Published: 3 June 2011



Physicians require specific communication skills, because the face-to-face contact with their patients is an important source of information. Although physicians who perform work disability assessments attend some communication-related training courses during their professional education, no specialised and evidence-based communication skills training course is available for them. Therefore, the objectives of this study were: 1) to systematically develop a training course aimed at improving the communication skills of physicians during work disability assessment interviews with disability claimants, and 2) to plan an evaluation of the training course.


A physician-tailored communication skills training course was developed, according to the six steps of the Intervention Mapping protocol. Data were collected from questionnaire studies among physicians and claimants, a focus group study among physicians, a systematic review of the literature, and meetings with various experts. Determinants and performance objectives were formulated. A concept version of the training course was discussed with several experts before the final training course programme was established. The evaluation plan was developed by consulting experts, social insurance physicians, researchers, and policy-makers, and discussing with them the options for evaluation.
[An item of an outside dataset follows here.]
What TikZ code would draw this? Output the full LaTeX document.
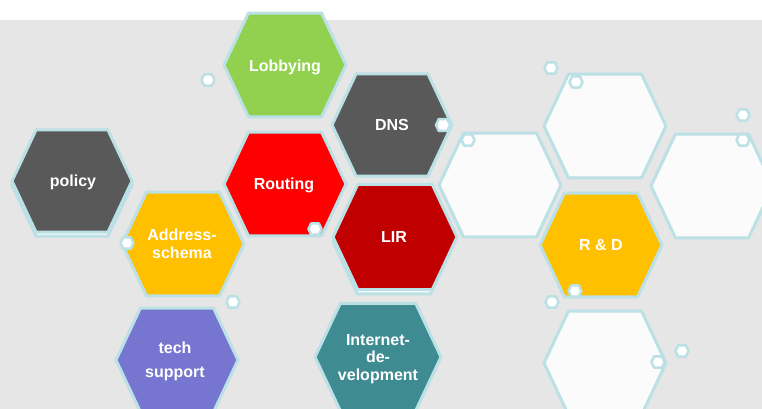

A two-day post-graduate communication skills training course was developed, aimed at improving professional communication during work disability assessment interviews. Special focus was on active teaching strategies, such as practising the skills in role-play. An adoption and implementation plan was formulated, in which the infrastructure of the educational department of the institute that employs the physicians was utilised. Improvement in the skills and knowledge of the physicians who will participate in the training course will be evaluated in a randomised controlled trial.


The feasibility and practical relevance of the communication skills training course that was developed seem promising. Such a course may be relevant for physicians in many countries who perform work disability assessments. The development of the first training course of this type represents an important advancement in this field.